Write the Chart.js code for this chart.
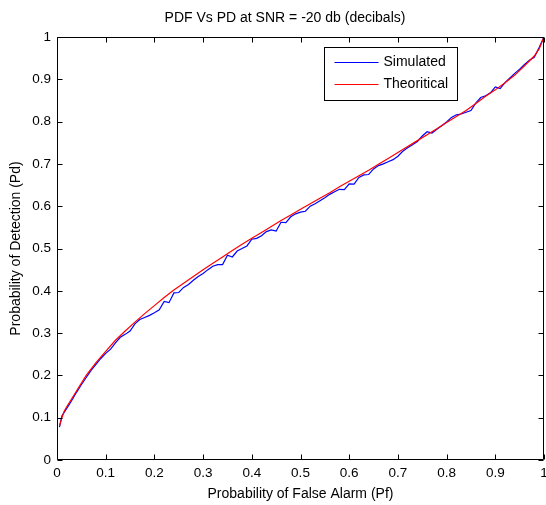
<!DOCTYPE html>
<html><head><meta charset="utf-8">
<script src="https://cdn.jsdelivr.net/npm/chart.js@4/dist/chart.umd.min.js"></script>
<style>html,body{margin:0;padding:0;background:#fff}</style>
</head><body>
<canvas id="c" width="546" height="505"></canvas>
<script>
const titleText = 'PDF Vs PD at SNR = -20 db (decibals)';
const xTitle = 'Probability of False Alarm (Pf)';
const yTitle = 'Probability of Detection (Pd)';
const seriesNames = ['Simulated', 'Theoritical'];
const tickValues = [0, 0.1, 0.2, 0.3, 0.4, 0.5, 0.6, 0.7, 0.8, 0.9, 1];
const tickLabels = ['0', '0.1', '0.2', '0.3', '0.4', '0.5', '0.6', '0.7', '0.8', '0.9', '1'];

const simX = [0.005,0.01,0.02,0.03,0.04,0.05,0.06,0.07,0.08,0.09,
  0.10,0.11,0.12,0.13,0.14,0.15,0.16,0.17,0.18,0.19,
  0.20,0.21,0.22,0.23,0.24,0.25,0.26,0.27,0.28,0.29,
  0.30,0.31,0.32,0.33,0.34,0.35,0.36,0.37,0.38,0.39,
  0.40,0.41,0.42,0.43,0.44,0.45,0.46,0.47,0.48,0.49,
  0.50,0.51,0.52,0.53,0.54,0.55,0.56,0.57,0.58,0.59,
  0.60,0.61,0.62,0.63,0.64,0.65,0.66,0.67,0.68,0.69,
  0.70,0.71,0.72,0.73,0.74,0.75,0.76,0.77,0.78,0.79,
  0.80,0.81,0.82,0.83,0.84,0.85,0.86,0.87,0.88,0.89,
  0.90,0.91,0.92,0.93,0.94,0.95,0.96,0.97,0.98,0.99,1.00];
const simY = [0.078,0.104,0.122,0.140,0.160,0.178,0.195,0.212,0.226,0.240,
  0.252,0.262,0.277,0.290,0.297,0.305,0.322,0.332,0.337,0.342,
  0.348,0.355,0.375,0.372,0.395,0.396,0.408,0.415,0.425,0.434,
  0.441,0.450,0.458,0.462,0.462,0.484,0.480,0.494,0.500,0.506,
  0.522,0.524,0.530,0.540,0.544,0.541,0.562,0.561,0.575,0.582,
  0.586,0.588,0.600,0.606,0.613,0.620,0.628,0.634,0.640,0.639,
  0.653,0.652,0.668,0.674,0.675,0.688,0.696,0.700,0.705,0.710,
  0.718,0.730,0.738,0.745,0.753,0.766,0.776,0.773,0.782,0.790,
  0.799,0.810,0.816,0.818,0.822,0.826,0.844,0.857,0.861,0.868,
  0.882,0.878,0.892,0.903,0.914,0.924,0.935,0.945,0.952,0.975,1.000];

const theoX = [0.005,0.01,0.015,0.02,0.04,0.06,0.08,0.10,0.12,0.14,0.16,0.18,
  0.20,0.22,0.24,0.26,0.28,0.30,0.32,0.34,0.36,0.38,0.40,0.42,0.44,0.46,0.48,
  0.50,0.52,0.54,0.56,0.58,0.60,0.62,0.64,0.66,0.68,0.70,0.72,0.74,0.76,0.78,
  0.80,0.82,0.84,0.86,0.88,0.90,0.92,0.94,0.96,0.98,0.99,1.00];
const theoY = [0.080,0.100,0.116,0.126,0.163,0.200,0.230,0.257,0.283,0.305,0.326,0.346,
  0.365,0.384,0.402,0.418,0.434,0.450,0.465,0.480,0.495,0.510,0.524,0.538,0.552,0.566,0.579,
  0.593,0.606,0.619,0.632,0.646,0.659,0.672,0.685,0.699,0.713,0.727,0.741,0.755,0.769,0.783,
  0.798,0.812,0.826,0.843,0.860,0.875,0.892,0.910,0.932,0.955,0.972,1.000];

const FONT = "'Liberation Sans', Arial, sans-serif";

const boxPlugin = {
  id: 'boxPlugin',
  afterLayout(chart) {
    if (chart.titleBlock) { chart.titleBlock.left = 26; }
  },
  beforeDraw(chart) {
    const ctx = chart.ctx;
    ctx.save();
    ctx.fillStyle = '#fff';
    ctx.fillRect(0, 0, chart.width, chart.height);
    ctx.restore();
  },
  afterDatasetsDraw(chart) {
    const ctx = chart.ctx;
    const a = chart.chartArea;
    const xs = chart.scales.x, ys = chart.scales.y;
    const L = Math.round(a.left) + 0.5, R = Math.round(a.right) - 0.5;
    const T = Math.round(a.top) + 0.5, B = Math.round(a.bottom) - 0.5;
    ctx.save();
    ctx.strokeStyle = '#000';
    ctx.lineWidth = 1;
    ctx.beginPath();
    ctx.rect(L, T, R - L, B - T);
    ctx.stroke();
    const tl = 5;
    ctx.beginPath();
    xs.ticks.forEach(t => {
      const px = Math.round(xs.getPixelForValue(t.value)) + 0.5;
      ctx.moveTo(px, B); ctx.lineTo(px, B - tl);
      ctx.moveTo(px, T); ctx.lineTo(px, T + tl);
    });
    ys.ticks.forEach(t => {
      const py = Math.round(ys.getPixelForValue(t.value)) + 0.5;
      ctx.moveTo(L, py); ctx.lineTo(L + tl, py);
      ctx.moveTo(R, py); ctx.lineTo(R - tl, py);
    });
    ctx.stroke();

    // legend box inside the plot area
    const lx = Math.round(a.right) - 220 + 0.5, ly = Math.round(a.top) + 10 + 0.5;
    const lw = 133, lh = 53;
    ctx.fillStyle = '#fff';
    ctx.fillRect(lx, ly, lw, lh);
    ctx.strokeRect(lx, ly, lw, lh);
    ctx.font = '14px ' + FONT;
    ctx.textBaseline = 'middle';
    ctx.textAlign = 'left';
    chart.data.datasets.forEach((ds, i) => {
      const yy = ly + 14 + i * 22;
      ctx.strokeStyle = ds.borderColor;
      ctx.lineWidth = 1;
      ctx.beginPath();
      ctx.moveTo(lx + 10, Math.round(yy) + 0.5);
      ctx.lineTo(lx + 54, Math.round(yy) + 0.5);
      ctx.stroke();
      ctx.fillStyle = '#000';
      ctx.fillText(ds.label, lx + 59, yy + 1);
    });
    ctx.restore();
  }
};

const simData = simX.map((x, i) => ({x: x, y: simY[i]}));
const theoData = theoX.map((x, i) => ({x: x, y: theoY[i]}));

new Chart(document.getElementById('c'), {
  type: 'line',
  data: {
    datasets: [
      {label: seriesNames[0], data: simData, borderColor: '#0000ff', borderWidth: 1.2,
       pointRadius: 0, tension: 0, fill: false, order: 1},
      {label: seriesNames[1], data: theoData, borderColor: '#ff0000', borderWidth: 1.2,
       pointRadius: 0, tension: 0, fill: false, order: 0}
    ]
  },
  options: {
    responsive: false,
    animation: false,
    events: [],
    layout: {autoPadding: false, padding: {left: 0, right: 2, top: 0, bottom: 0}},
    plugins: {
      legend: {display: false},
      tooltip: {enabled: false},
      title: {display: true, text: titleText, color: '#000',
        font: {family: FONT, size: 14, weight: 'normal', lineHeight: 1.2},
        padding: {top: 10, bottom: 10.2}}
    },
    scales: {
      x: {
        type: 'linear', min: 0, max: 1,
        afterBuildTicks: s => { s.ticks = tickValues.map(v => ({value: v})); },
        afterFit: s => { s.height = 45; s.paddingLeft = 0; s.paddingRight = 0; },
        grid: {display: false, drawTicks: false},
        border: {display: false},
        ticks: {color: '#000', font: {family: FONT, size: 13.5}, padding: 5,
          maxRotation: 0, autoSkip: false,
          callback: (v) => tickLabels[tickValues.findIndex(t => Math.abs(t - v) < 1e-9)]},
        title: {display: true, text: xTitle, color: '#000',
          font: {family: FONT, size: 14, lineHeight: 1.2}, padding: {top: 2, bottom: 2}}
      },
      y: {
        type: 'linear', min: 0, max: 1,
        afterBuildTicks: s => { s.ticks = tickValues.map(v => ({value: v})); },
        afterFit: s => { s.width = 57; s.paddingTop = 0; s.paddingBottom = 0; },
        grid: {display: false, drawTicks: false},
        border: {display: false},
        ticks: {color: '#000', font: {family: FONT, size: 13.5}, padding: 6,
          autoSkip: false,
          callback: (v) => tickLabels[tickValues.findIndex(t => Math.abs(t - v) < 1e-9)]},
        title: {display: true, text: yTitle, color: '#000',
          font: {family: FONT, size: 14, lineHeight: 1.2}, padding: {top: 8, bottom: 2}}
      }
    }
  },
  plugins: [boxPlugin]
});
</script>
</body></html>
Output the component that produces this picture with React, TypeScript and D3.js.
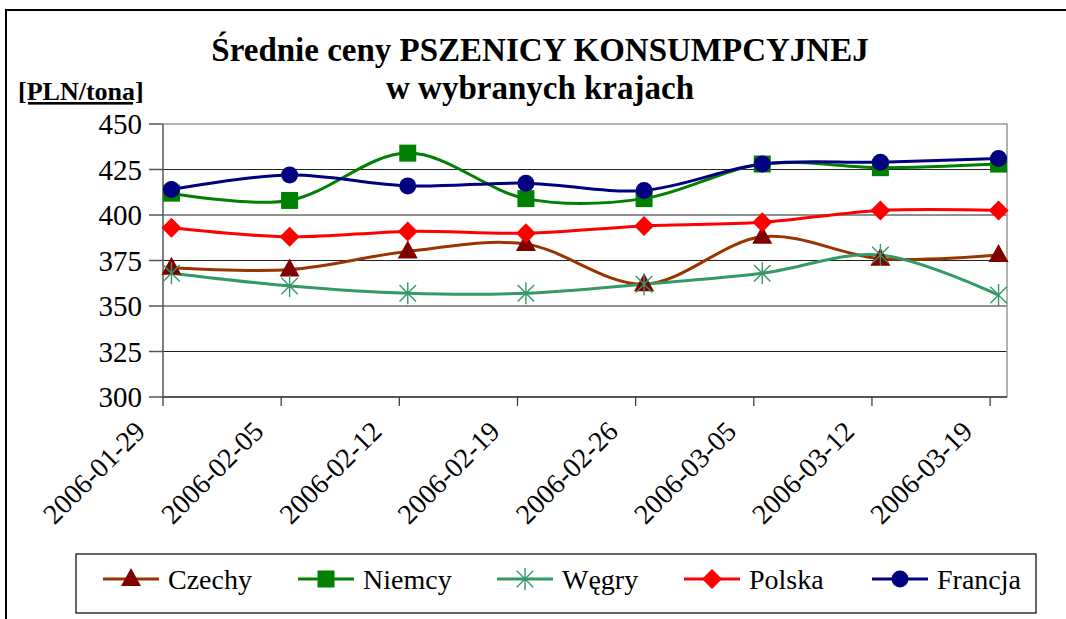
import * as d3 from "d3";

// ── Data ──────────────────────────────────────────────────────────────────────
const DATES = [
  "2006-01-29", "2006-02-05", "2006-02-12", "2006-02-19",
  "2006-02-26", "2006-03-05", "2006-03-12", "2006-03-19",
];

const CZECHY  = [371, 370, 380, 384, 362, 388, 376, 378];
const NIEMCY  = [412, 408, 434, 409, 409, 428, 426, 428];
const WEGRY   = [368, 361, 357, 357, 362, 368, 378, 356];
const POLSKA  = [393, 388, 391, 390, 394, 396, 402.5, 402.5];
const FRANCJA = [414, 422, 416, 417.5, 413.5, 428, 429, 431];

const Y_TICKS = [300, 325, 350, 375, 400, 425, 450];

type Marker = "triangle" | "square" | "star" | "diamond" | "circle";

const SERIES: { name: string; values: number[]; line: string; fill: string; marker: Marker }[] = [
  { name: "Czechy",  values: CZECHY,  line: "#993300", fill: "#800000", marker: "triangle" },
  { name: "Niemcy",  values: NIEMCY,  line: "#008000", fill: "#008000", marker: "square" },
  { name: "Węgry",   values: WEGRY,   line: "#339966", fill: "#339966", marker: "star" },
  { name: "Polska",  values: POLSKA,  line: "#FF0000", fill: "#FF0000", marker: "diamond" },
  { name: "Francja", values: FRANCJA, line: "#000080", fill: "#000080", marker: "circle" },
];

// legend item left edges (layout)
const LEGEND_X = [103, 298, 497, 684, 872];

// ── Layout ────────────────────────────────────────────────────────────────────
const WIDTH = 1066;
const HEIGHT = 619;
const P = { left: 163, right: 1007, top: 124, bottom: 397 };
const FONT = "Liberation Serif";

const parse = d3.utcParse("%Y-%m-%d");
const dates = DATES.map((d) => parse(d) as Date);
// date axis, day base unit: each point sits in the middle of its day
const x = d3.scaleUtc()
  .domain([dates[0], d3.utcDay.offset(dates[dates.length - 1], 1)])
  .range([P.left, P.right]);
const xMid = (d: Date) => x(d3.utcHour.offset(d, 12));
const y = d3.scaleLinear().domain([300, 450]).range([P.bottom, P.top]);

const lineGen = d3.line<number>()
  .x((_, i) => xMid(dates[i]))
  .y((v) => y(v))
  .curve(d3.curveCardinal.tension(0));

function MarkerShape({ m, cx, cy, color }: { m: Marker; cx: number; cy: number; color: string }) {
  if (m === "circle") return <circle cx={cx} cy={cy} r={8.5} fill={color} />;
  if (m === "square") return <rect x={cx - 8.5} y={cy - 8.5} width={17} height={17} fill={color} />;
  if (m === "diamond")
    return <path d={`M${cx},${cy - 10}L${cx + 10},${cy}L${cx},${cy + 10}L${cx - 10},${cy}Z`} fill={color} />;
  if (m === "triangle")
    return <path d={`M${cx},${cy - 11}L${cx + 10},${cy + 7}L${cx - 10},${cy + 7}Z`} fill={color} />;
  const r = 11;
  const a = r * 0.75;
  return (
    <path
      d={`M${cx},${cy - r}L${cx},${cy + r}M${cx - a},${cy - a}L${cx + a},${cy + a}M${cx - a},${cy + a}L${cx + a},${cy - a}`}
      stroke={color} strokeWidth={1.4} fill="none"
    />
  );
}

export default function App() {
  return (
    <div style={{ position: "absolute", left: 0, top: 0 }}>
      <svg width={WIDTH} height={HEIGHT} style={{ display: "block" }}>
        {/* outer frame */}
        <rect x={6} y={10} width={WIDTH + 10} height={HEIGHT + 10} fill="#fff" stroke="#000" strokeWidth={2} />

        {/* title */}
        <text x={540} y={61} textAnchor="middle" fontFamily={FONT} fontWeight="bold" fontSize={33}>
          Średnie ceny PSZENICY KONSUMPCYJNEJ
        </text>
        <text x={540} y={99} textAnchor="middle" fontFamily={FONT} fontWeight="bold" fontSize={33}>
          w wybranych krajach
        </text>

        {/* unit label */}
        <text x={18} y={100} fontFamily={FONT} fontWeight="bold" fontSize={26} textDecoration="underline">
          [PLN/tona]
        </text>

        {/* grid */}
        {Y_TICKS.filter((t) => t > 300 && t < 450).map((t) => (
          <line key={t} x1={P.left} x2={P.right} y1={y(t)} y2={y(t)} stroke="#222" strokeWidth={1} />
        ))}

        {/* plot border top/right */}
        <path d={`M${P.left},${P.top}H${P.right}V${P.bottom}`} fill="none" stroke="#999" strokeWidth={1.5} />

        {/* y axis */}
        <line x1={P.left} x2={P.left} y1={P.top} y2={P.bottom} stroke="#555" strokeWidth={1.5} />
        {Y_TICKS.map((t) => (
          <g key={t}>
            <line x1={P.left - 14} x2={P.left} y1={y(t)} y2={y(t)} stroke="#555" strokeWidth={1.5} />
            <text x={142} y={y(t) + 10} textAnchor="end" fontFamily={FONT} fontSize={29}>{t}</text>
          </g>
        ))}

        {/* x axis */}
        <line x1={P.left} x2={P.right} y1={P.bottom} y2={P.bottom} stroke="#555" strokeWidth={2} />
        {dates.map((d, i) => (
          <line key={DATES[i]} x1={x(d)} x2={x(d)} y1={P.bottom} y2={P.bottom + 9} stroke="#333" strokeWidth={1.2} />
        ))}

        {/* series */}
        {SERIES.map((s) => (
          <path key={s.name} d={lineGen(s.values) ?? ""} fill="none" stroke={s.line} strokeWidth={3} />
        ))}
        {SERIES.map((s) => (
          <g key={s.name}>
            {s.values.map((v, i) => (
              <MarkerShape key={i} m={s.marker} cx={xMid(dates[i])} cy={y(v)} color={s.fill} />
            ))}
          </g>
        ))}

        {/* legend */}
        <rect x={76} y={554} width={960} height={59} fill="#fff" stroke="#000" strokeWidth={1.2} />
        {SERIES.map((s, i) => {
          const lx = LEGEND_X[i];
          const ly = 579;
          return (
            <g key={s.name}>
              <line x1={lx} x2={lx + 56} y1={ly} y2={ly} stroke={s.line} strokeWidth={3} />
              <MarkerShape m={s.marker} cx={lx + 28} cy={ly} color={s.fill} />
              <text x={lx + 65} y={ly + 10} fontFamily={FONT} fontSize={28}>{s.name}</text>
            </g>
          );
        })}

        {/* rotated date labels */}
        {dates.map((d, i) => (
          <text
            key={DATES[i]}
            transform={`translate(${x(d) - 16},${P.bottom + 36}) rotate(-45)`}
            textAnchor="end" fontFamily={FONT} fontSize={28}
          >
            {DATES[i]}
          </text>
        ))}
      </svg>
    </div>
  );
}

┄┄┄┄┄┄┄┄┄┄┄┄┄┄┄┄┄┄┄┄

• _Directions_
Among the entries above, take the lines from the one with "Output the component" through the one with "import * as" and retype them exactly, leaving out the pictures.

• _The result_
Output the component that produces this picture with React, TypeScript and D3.js.
import * as d3 from "d3";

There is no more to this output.